The other noteworthy composer from St. Petersburg present at the festival was Sergei Oskolkov, who also presented himself as a outstanding performer. Together with the esteemed violinist, Roustem Abiazov, he performed his "Four Pieces Quasi una Sonata", a serious, well thought-out piece. It combined together the very contrasting genres of a four-movement sonata and four individual miniatures, since each of the four movements of the piece were very contrasting in style and textures, and yet they had a striking overall unity behind them. The work opened with a neo-classical sound world with brusque, busy, regularly patterned rhythms. This was followed by a romantic movement with tonal harmonies and lyrical textures. Then came sparse, atonal textures for both instruments, with many pizzicati in the violin and separate notes and clusters in the piano. The final movement returned to the busy, rhythmical manner of the first movement, with a large amount of repetitions and sequences of musical phrases. The musicians gave the piece an excellent performance.
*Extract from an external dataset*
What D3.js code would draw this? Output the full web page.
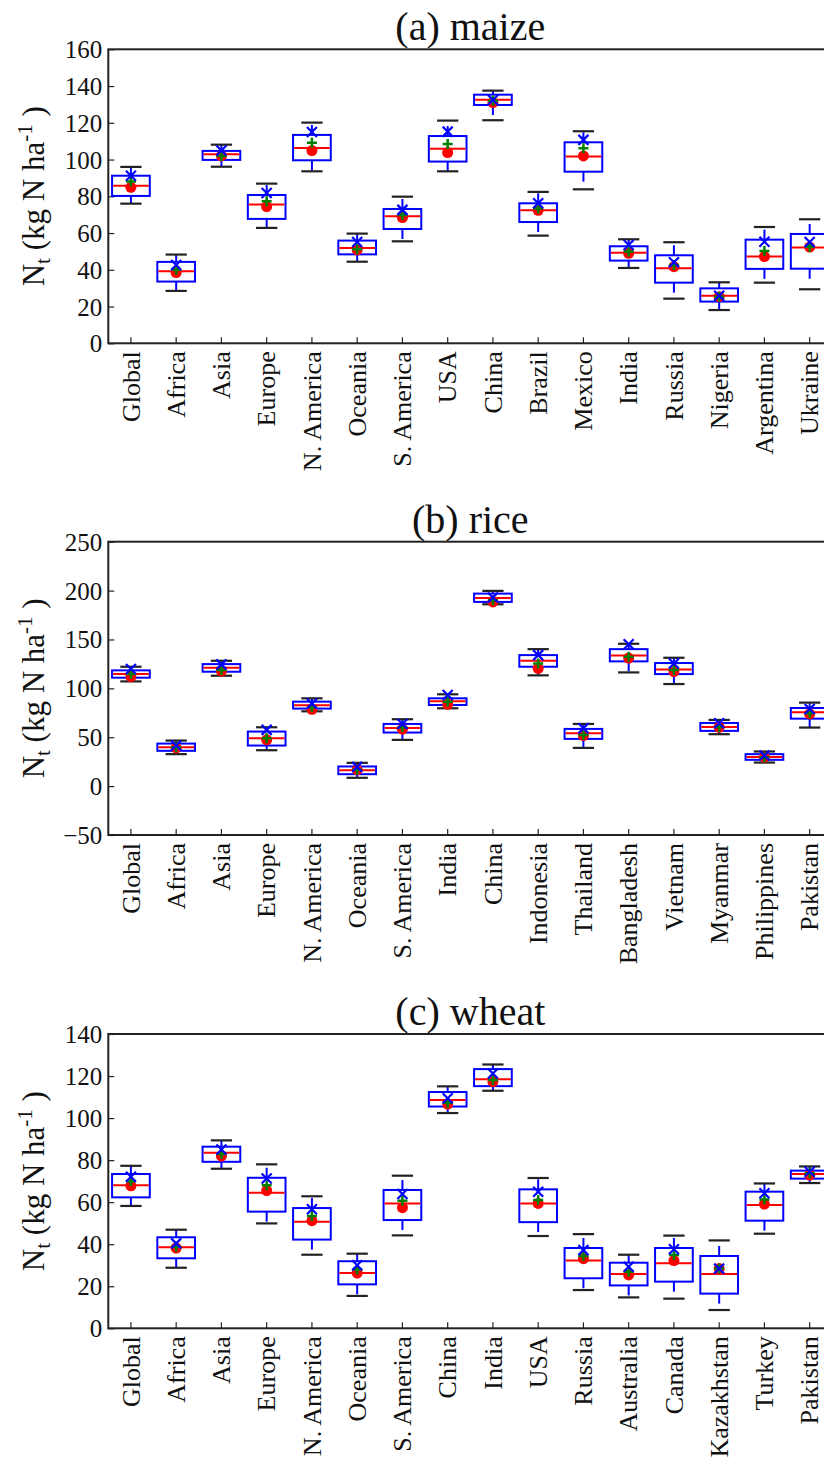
<!DOCTYPE html>
<html><head><meta charset="utf-8">
<script src="https://cdn.jsdelivr.net/npm/d3@7"></script>
<style>body{margin:0;background:#fff}svg{display:block}</style>
</head><body>
<svg id="chart" width="824" height="1465"></svg>
<script>
// ---------- DATA ----------
const maizeCats = ["Global","Africa","Asia","Europe","N. America","Oceania","S. America","USA","China","Brazil","Mexico","India","Russia","Nigeria","Argentina","Ukraine"];
const maizeLow   = [76.0,28.5,96.1,62.8,93.6,44.4,55.5,93.6,121.4,58.6,83.8,41.0,24.3,18.1,33.0,29.4];
const maizeQ1    = [80.2,33.6,99.8,67.7,99.6,48.4,62.2,98.9,129.7,66.0,93.4,45.0,33.0,22.7,40.5,40.6];
const maizeMed   = [85.8,39.2,102.9,75.5,106.3,51.9,69.1,105.9,132.6,72.4,101.6,49.3,40.8,25.9,47.3,52.1];
const maizeQ3    = [91.2,44.3,104.7,80.7,113.4,55.9,73.1,112.8,135.3,76.2,109.4,52.8,47.9,29.9,56.4,59.5];
const maizeHigh  = [96.0,48.3,108.1,86.9,120.1,59.7,79.8,121.2,137.5,82.4,115.4,56.6,55.0,33.2,63.3,67.5];
const maizeDot   = [84.9,38.5,102.0,74.4,104.9,50.8,68.4,103.8,131.0,72.4,102.0,49.0,41.7,25.4,47.2,52.4];
const maizePlus  = [88.0,40.0,102.0,77.3,109.2,51.2,69.8,108.5,132.0,73.3,106.1,49.9,42.6,25.4,50.2,52.6];
const maizeCross = [91.2,42.6,104.9,81.8,115.0,55.1,72.6,115.2,132.4,76.2,110.7,53.5,44.1,25.9,55.3,55.1];

const riceCats = ["Global","Africa","Asia","Europe","N. America","Oceania","S. America","India","China","Indonesia","Thailand","Bangladesh","Vietnam","Myanmar","Philippines","Pakistan"];
const riceLow   = [107.1,32.7,112.9,36.7,76.5,8.5,47.3,79.6,186.0,113.3,39.1,116.3,104.4,53.1,24.1,59.9];
const riceQ1    = [110.9,36.1,117.0,41.5,79.3,12.2,54.8,83.0,188.4,122.1,48.3,127.6,114.6,56.5,26.9,69.0];
const riceMed   = [114.6,39.8,121.1,49.0,82.7,16.3,59.5,86.7,192.5,128.2,54.1,133.7,119.4,60.5,29.9,75.5];
const riceQ3    = [118.4,43.5,124.8,55.8,86.4,20.1,63.6,89.8,196.9,134.0,58.5,140.1,125.9,64.6,32.7,79.9];
const riceHigh  = [122.1,46.6,128.2,60.2,89.8,23.8,68.4,93.9,199.7,140.1,63.6,145.6,131.3,67.7,35.4,85.4];
const riceDot   = [111.9,39.1,117.7,47.3,78.6,16.7,58.2,83.7,188.4,120.4,51.7,131.0,117.0,60.2,29.6,73.8];
const ricePlus  = [114.6,39.8,118.7,49.0,80.6,16.7,60.2,86.4,190.0,125.5,52.4,132.3,118.7,60.5,29.6,74.5];
const riceCross = [119.7,41.5,124.5,57.5,84.4,19.7,63.6,93.2,192.9,134.0,59.2,145.2,125.5,64.3,31.3,78.9];

const wheatCats = ["Global","Africa","Asia","Europe","N. America","Oceania","S. America","China","India","USA","Russia","Australia","Canada","Kazakhstan","Turkey","Pakistan"];
const wheatLow   = [58.2,28.8,75.9,49.9,35.0,15.4,44.2,102.4,113.0,43.9,18.2,14.7,14.1,8.7,45.0,69.1];
const wheatQ1    = [62.3,33.3,79.2,55.5,42.2,20.9,51.5,105.5,115.2,50.5,23.8,20.4,22.2,16.5,51.2,71.2];
const wheatMed   = [68.1,38.5,83.5,64.5,50.7,26.3,59.4,108.6,118.5,59.4,32.2,25.8,30.9,25.8,58.6,73.4];
const wheatQ3    = [73.4,43.3,86.4,71.6,57.2,31.9,65.8,112.4,123.3,66.1,38.2,31.2,38.2,34.4,65.0,75.0];
const wheatHigh  = [77.3,46.9,89.4,78.0,62.8,35.5,72.6,115.1,125.5,71.5,44.8,35.0,44.1,41.8,68.9,77.0];
const wheatDot   = [67.8,38.2,81.9,65.5,51.2,26.3,57.4,106.7,117.3,59.4,33.1,25.4,32.2,28.4,59.1,72.9];
const wheatPlus  = [70.0,38.8,82.9,68.1,53.4,28.0,60.7,107.3,118.1,61.0,34.4,26.9,34.9,28.4,61.3,73.7];
const wheatCross = [72.1,40.4,85.1,71.3,56.6,30.0,63.9,109.4,121.2,65.0,37.2,29.3,37.6,28.4,64.2,74.5];

const maizeTicks = [0,20,40,60,80,100,120,140,160];
const riceTicks  = [-50,0,50,100,150,200,250];
const wheatTicks = [0,20,40,60,80,100,120,140];

// ---------- DRAW ----------
const svg = d3.select("#chart");
const FONT = "Liberation Serif";
const axisLeftX = 108.3, step = 45.25;
const axisRightX = axisLeftX + step * 16;

const panels = [
  {title:"(a) maize", cats:maizeCats, low:maizeLow, q1:maizeQ1, med:maizeMed, q3:maizeQ3, high:maizeHigh,
   dot:maizeDot, plus:maizePlus, cross:maizeCross, ticks:maizeTicks, dom:[0,160], top:49.3, bottom:343.3},
  {title:"(b) rice", cats:riceCats, low:riceLow, q1:riceQ1, med:riceMed, q3:riceQ3, high:riceHigh,
   dot:riceDot, plus:ricePlus, cross:riceCross, ticks:riceTicks, dom:[-50,250], top:541.7, bottom:835},
  {title:"(c) wheat", cats:wheatCats, low:wheatLow, q1:wheatQ1, med:wheatMed, q3:wheatQ3, high:wheatHigh,
   dot:wheatDot, plus:wheatPlus, cross:wheatCross, ticks:wheatTicks, dom:[0,140], top:1034, bottom:1328.3}
];

panels.forEach(p => {
  const g = svg.append("g").style("font-family", FONT);
  const x = d3.scaleBand().domain(p.cats).range([axisLeftX, axisRightX]).paddingInner(0).paddingOuter(0);
  const y = d3.scaleLinear().domain(p.dom).range([p.bottom, p.top]);
  const cx = c => x(c) + x.bandwidth()/2;
  const boxW = x.bandwidth()*0.833, capW = x.bandwidth()*0.47;

  // Y axis
  const yAxis = d3.axisLeft(y).tickValues(p.ticks).tickSize(-6).tickPadding(12).tickFormat(d3.format("d"));
  const ya = g.append("g").attr("transform", `translate(${axisLeftX},0)`).call(yAxis);
  ya.attr("font-family", null).attr("font-size", null);
  ya.select(".domain").remove();
  ya.selectAll(".tick line").attr("stroke","#222").attr("stroke-width",1.2);
  ya.selectAll(".tick text").style("font-family",FONT).style("font-size","25px").attr("fill","#111").attr("x",-6).attr("dy","0.34em");

  // X axis
  const xAxis = d3.axisBottom(x).tickSize(-6).tickPadding(8);
  const xa = g.append("g").attr("transform", `translate(0,${p.bottom})`).call(xAxis);
  xa.attr("font-family", null).attr("font-size", null);
  xa.select(".domain").remove();
  xa.selectAll(".tick line").attr("stroke","#222").attr("stroke-width",1.2);
  xa.selectAll(".tick text").style("font-family",FONT).style("font-size","26px").attr("fill","#111")
    .attr("transform","rotate(-90)").attr("text-anchor","end").attr("x",-8).attr("y",0).attr("dy","0.33em");

  // Frame
  g.append("rect").attr("x",axisLeftX).attr("y",p.top).attr("width",axisRightX-axisLeftX).attr("height",p.bottom-p.top)
    .attr("fill","none").attr("stroke","#222").attr("stroke-width",2);

  // Title
  g.append("text").attr("x",(axisLeftX+axisRightX)/2).attr("y",p.top-9).attr("text-anchor","middle")
    .style("font-family",FONT).style("font-size","40px").attr("fill","#111").text(p.title);

  // Y label
  const yl = g.append("text").attr("transform",`translate(44,${(p.top+p.bottom)/2}) rotate(-90)`)
    .attr("text-anchor","middle").style("font-family",FONT).style("font-size","31px").attr("fill","#111");
  yl.append("tspan").text("N");
  yl.append("tspan").style("font-size","21px").attr("dy",6).text("t");
  yl.append("tspan").attr("dy",-6).text(" (kg N  ha");
  yl.append("tspan").style("font-size","21px").attr("dy",-12).text("-1");
  yl.append("tspan").attr("dy",12).text(" )");

  const idx = d3.range(p.cats.length);
  const bx = g.append("g");
  idx.forEach(i => {
    const c = cx(p.cats[i]);
    // whiskers (dashed, blue)
    bx.append("line").attr("x1",c).attr("x2",c).attr("y1",y(p.q3[i])).attr("y2",y(p.high[i]))
      .attr("stroke","#0000ff").attr("stroke-width",2).attr("stroke-dasharray","10,12");
    bx.append("line").attr("x1",c).attr("x2",c).attr("y1",y(p.q1[i])).attr("y2",y(p.low[i]))
      .attr("stroke","#0000ff").attr("stroke-width",2).attr("stroke-dasharray","10,12");
    // caps
    [p.high[i], p.low[i]].forEach(v => {
      bx.append("line").attr("x1",c-capW/2).attr("x2",c+capW/2).attr("y1",y(v)).attr("y2",y(v))
        .attr("stroke","#222").attr("stroke-width",2.2);
    });
    // box
    bx.append("rect").attr("x",c-boxW/2).attr("y",y(p.q3[i])).attr("width",boxW).attr("height",y(p.q1[i])-y(p.q3[i]))
      .attr("fill","none").attr("stroke","#0000ff").attr("stroke-width",2);
    // median
    bx.append("line").attr("x1",c-boxW/2+1).attr("x2",c+boxW/2-1).attr("y1",y(p.med[i])).attr("y2",y(p.med[i]))
      .attr("stroke","#ff0000").attr("stroke-width",2);
  });
  // red dots
  bx.selectAll("circle.dot").data(idx).enter().append("circle").attr("class","dot")
    .attr("cx",i=>cx(p.cats[i])).attr("cy",i=>y(p.dot[i])).attr("r",5.5).attr("fill","#ff0000");
  // green plus
  const ps = 5;
  bx.selectAll("path.plus").data(idx).enter().append("path").attr("class","plus")
    .attr("d",i=>{const c=cx(p.cats[i]), v=y(p.plus[i]); return `M${c-ps},${v}H${c+ps}M${c},${v-ps}V${v+ps}`;})
    .attr("stroke","#008000").attr("stroke-width",2.5).attr("fill","none");
  // blue x
  const xs = 5;
  bx.selectAll("path.cross").data(idx).enter().append("path").attr("class","cross")
    .attr("d",i=>{const c=cx(p.cats[i]), v=y(p.cross[i]); return `M${c-xs},${v-xs}L${c+xs},${v+xs}M${c-xs},${v+xs}L${c+xs},${v-xs}`;})
    .attr("stroke","#0000ff").attr("stroke-width",2.2).attr("fill","none");
});
</script>
</body></html>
At another concert, Oskolkov performed his Fifth Piano Sonata, a large-scale dramatic one-movement work. A slow, soft beginning with pungent notes in the bass register gradually accelerated to a fast, dynamic section with modernist harmonies and regular, neo-classical rhythms. Loud motor-rhythmed dynamic sections alternated with soft sections with sparse pointillistic effects, almost serially sounding, and with gentle, impressionistic textures. The piece ended with a simple sounding tonal melody played in the high register, sounding almost like a song for children.
The Europe-Asia festival had once again proved the great merit and its enormous success of its initial conception by bringing together a wide variety of interesting musicians from different countries and continents, and by enabling the dwellers of Kazan as well as visitors from other cities and countries to immerse themselves into a wide variety of different styles and trends of contemporary music, which were organically combined together and found great resonance in the concert halls of Kazan. Let us hope that the Europe-Asia festival will continue to thrive in the future years.